Her grandfather, Charles R. Knight, was a celebrated naturalist artist whose paintings of dinosaurs helped shape popular perceptions of how the giant prehistoric reptiles lived.
Kalt would sit next to him at New York’s American Museum of Natural History and watch as he painstakingly sketched the fossils, which he later turned into vivid recreations that appeared in frames or in books and magazines.
Yet Knight had a side passion — he loved opera, befriending divas and singing for pleasure. More than 60 years after he died, his opera side is finally coming to fruition.
An original opera, which revolves around young Rhoda and her afternoons with her grandfather, premieres Saturday, with a chamber orchestra playing inside the museum in a hall that is home to the world’s first mounted sauropod dinosaur and an imposing tyrannosaurus rex.
“Rhoda and the Fossil Hunt” will be the first opera ever performed in the dinosaur exhibition of the sprawling complex on the western edge of Central Park, according to the museum.
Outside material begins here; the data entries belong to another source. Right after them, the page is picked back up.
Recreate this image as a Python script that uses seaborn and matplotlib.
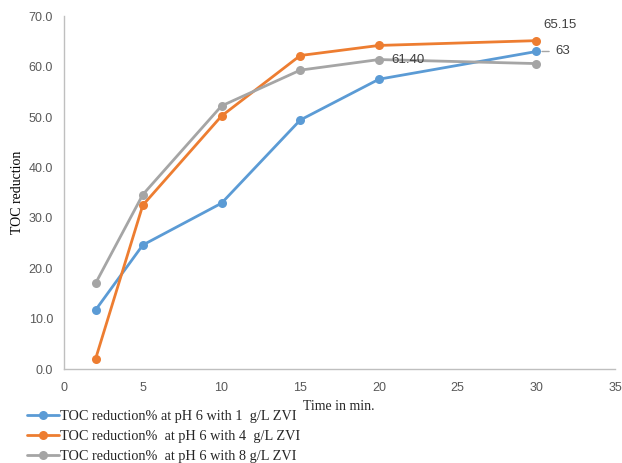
import pandas as pd
import numpy as np
import matplotlib
matplotlib.use("Agg")
import matplotlib.pyplot as plt
import seaborn as sns

time_min = [2, 5, 10, 15, 20, 30]
zvi_1g = [11.7, 24.6, 32.9, 49.4, 57.5, 63.0]
zvi_4g = [2.0, 32.5, 50.2, 62.2, 64.2, 65.15]
zvi_8g = [17.0, 34.6, 52.2, 59.3, 61.4, 60.6]
series_names = [
    "TOC reduction% at pH 6 with 1  g/L ZVI",
    "TOC reduction%  at pH 6 with 4  g/L ZVI",
    "TOC reduction%  at pH 6 with 8 g/L ZVI",
]
colors = ["#5B9BD5", "#ED7D31", "#A5A5A5"]

df = pd.concat([
    pd.DataFrame({"time": time_min, "toc": vals, "series": name})
    for name, vals in zip(series_names, [zvi_1g, zvi_4g, zvi_8g])
])

sns.set_style("white")
plt.rcParams['font.family'] = ['Liberation Sans', 'DejaVu Sans']

fig = plt.figure(figsize=(6.22, 4.63), dpi=100)
ax = fig.add_axes([0.103, 0.203, 0.886, 0.762])

sns.lineplot(data=df, x="time", y="toc", hue="series", palette=colors,
             marker="o", markersize=6.5, markeredgewidth=0, linewidth=2,
             ax=ax, legend=True)

ax.set_xlim(0, 35)
ax.set_ylim(0, 70)
ax.set_xticks(np.arange(0, 36, 5))
ax.set_yticks(np.arange(0, 71, 10))
ax.set_yticklabels([f"{v:.1f}" for v in np.arange(0, 71, 10)])
ax.tick_params(axis="both", length=0, labelsize=9, labelcolor="#595959")
ax.tick_params(axis="x", pad=9)
ax.tick_params(axis="y", pad=8)

for side in ["top", "right"]:
    ax.spines[side].set_visible(False)
for side in ["left", "bottom"]:
    ax.spines[side].set_color("#BFBFBF")
    ax.spines[side].set_linewidth(1)

ax.set_xlabel("")
ax.set_ylabel("TOC reduction", family="Liberation Serif", fontsize=10, color="black")
ax.yaxis.set_label_coords(-0.072, 0.5)
fig.text(339 / 622, 1 - 407 / 463, "Time in min.", family="Liberation Serif",
         fontsize=10, ha="center", va="center")

# data labels
ax.annotate("65.15", xy=(30, zvi_4g[-1]), xytext=(5, 11.5), textcoords="offset points",
            fontsize=9.5, color="#404040", ha="left", va="center")
ax.annotate("63", xy=(30, zvi_1g[-1]), xytext=(13.5, 0), textcoords="offset points",
            fontsize=9.5, color="#404040", ha="left", va="center",
            arrowprops=dict(arrowstyle="-", color="#A5A5A5", lw=1,
                            shrinkA=2, shrinkB=4))
ax.annotate("61.40", xy=(20, zvi_8g[4]), xytext=(9, 0), textcoords="offset points",
            fontsize=9.5, color="#404040", ha="left", va="center")

handles, labels = ax.get_legend_handles_labels()
ax.get_legend().remove()
fig.legend(handles, labels, loc="upper left",
           bbox_to_anchor=(0.035, 1 - 404 / 463),
           bbox_transform=fig.transFigure, frameon=False,
           prop={"family": "Liberation Serif", "size": 10.3},
           handlelength=2.2, handletextpad=0.05, labelspacing=0.5,
           borderaxespad=0)

fig.savefig("out.png", dpi=100)
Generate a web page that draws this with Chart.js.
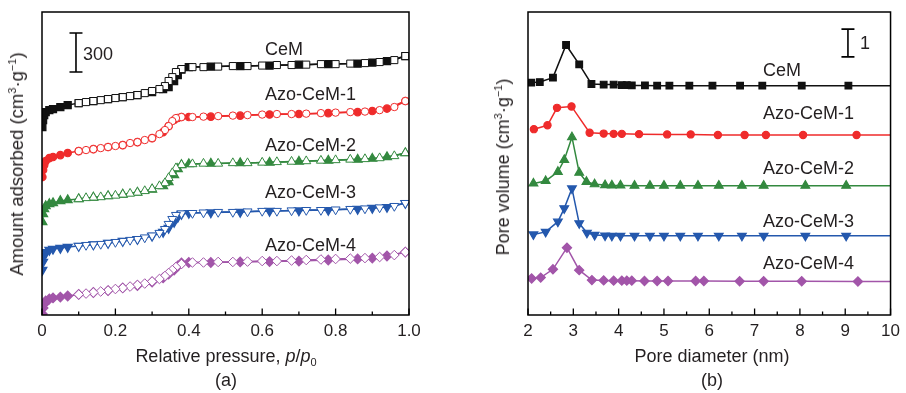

“My grandfather loved the opera and, as a matter of fact, he had a magnificent voice,” explained the bubbly Kalt, who called the creation of the piece “very exciting.”
Kalt, who is eager to chat at length about her life (other than to disclose her age), wrote for the defunct Junior Natural History magazine aimed at young people and still regularly visits the museum.
“Really, it was my whole childhood — coming here and being with the museum,” she said as she sat on a bench beneath the dinosaurs.
– Singing science –
Composed by John Musto, “Rhoda and the Fossil Hunt” does not attempt to create any sort of dinosaur-themed music but keeps the tone lively — and explains some of the science, fully reviewed by the museum’s paleontologists.
“John miraculously was able to make all of these dinosaur names and scientific terms sing beautifully, like it’s Italian opera,” Eric Einhorn, the librettist, said with a smile.
With children expected to make up much of the audience, the creators kept “Rhoda and the Fossil Hunt” to 20 minutes, with the story set over one adventure-packed afternoon in the museum.
“Rhoda was unfortunately a very well-behaved little kid, and well-behaved children do not an opera make,” Einhorn said.
“You need some tension, you need action,” he said. “So with Rhoda’s permission, I condensed it down into one fanciful afternoon.”
Presented by On Site Opera, a New York company that creates immersive experiences, “Rhoda and the Fossil Hunt” was co-commissioned by Chicago’s Lyric Opera and Pittsburgh Opera and will head to the two cities after closing in New York in mid-October.
The creators also expect to draw museum-goers who may not usually see opera. With access to the performance included in a museum ticket, some viewers are expected to stumble upon it.
“It won’t quite be guerilla pop-up,” Einhorn said. “But there will still be people in the room who are completely unaware.”